In fact it was Clark's unique take on fashion and style that enabled Lula to quickly establish a loyal, fervent, and most importantly international fan base.
Australian sub-culture website twothousand.com described Lula magazine as: "the kind of girl you'd have a crush on. Or be intimidated by. Or want to be best friends with. Or all three," Lula is a vision that has captured the imagination of the young teens who idolize people such as model Kate Moss.
"To me," Clark explains, "fantasies and dreams are vital." There are very few adverts, and Heath says that this was a conscious decision.
"I don't really like materialism.
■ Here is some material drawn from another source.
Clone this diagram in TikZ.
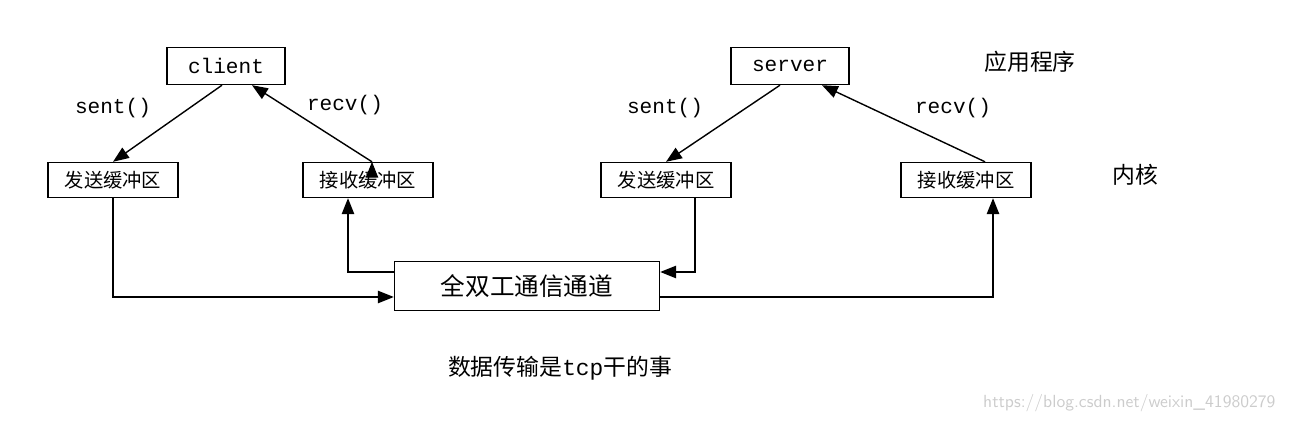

So that's what we wanted to get away from. Nothing has come from a commercial starting point, it's not been, 'what's the best way to make money?' It's come from an aesthetic feeling."
The aesthetic feeling, as you would expect from a magazine created by a photographer and a stylist, is strong. Printed on thick glossy paper with an arthouse feel, the layout is minimal yet soft and the editorial content thought-provoking.
Celebrities, such as Karen Elson, Eva Mendes, Keira Knightley and Dunst, have all graced its pages. Interviews are intended to feel like late night chats with old friends.
"Guest editors give the magazine something distinctive, and bring it a certain profile," said Heath.
A recent short film collaboration with Topshop was done to promote the re-launch of their website, and is an exercise in everything a Lula reader could possibly want from a film, fantastic clothes, and Clark's magical touch.
"We chose Lula for its quirkiness, its unusual approach and its unbeatable creativity. The end result was fantastic," Topshop marketing executive Kim Mortimer said.
The website, www.lulamag.com, features exclusive online content, all in a whimsical, fairy-tale style.
"I love magazines and I don't want to ever read one online," Clark said. "But it can add to the experience..."
So what does the future hold for Lula? There are rumors about a Japanese edition.
"I'll never tell," Clark replies. "Okay I will tell you one bit -- we are planning to launch a Lula Japan sometime next year. Providing the economy perks up, of course."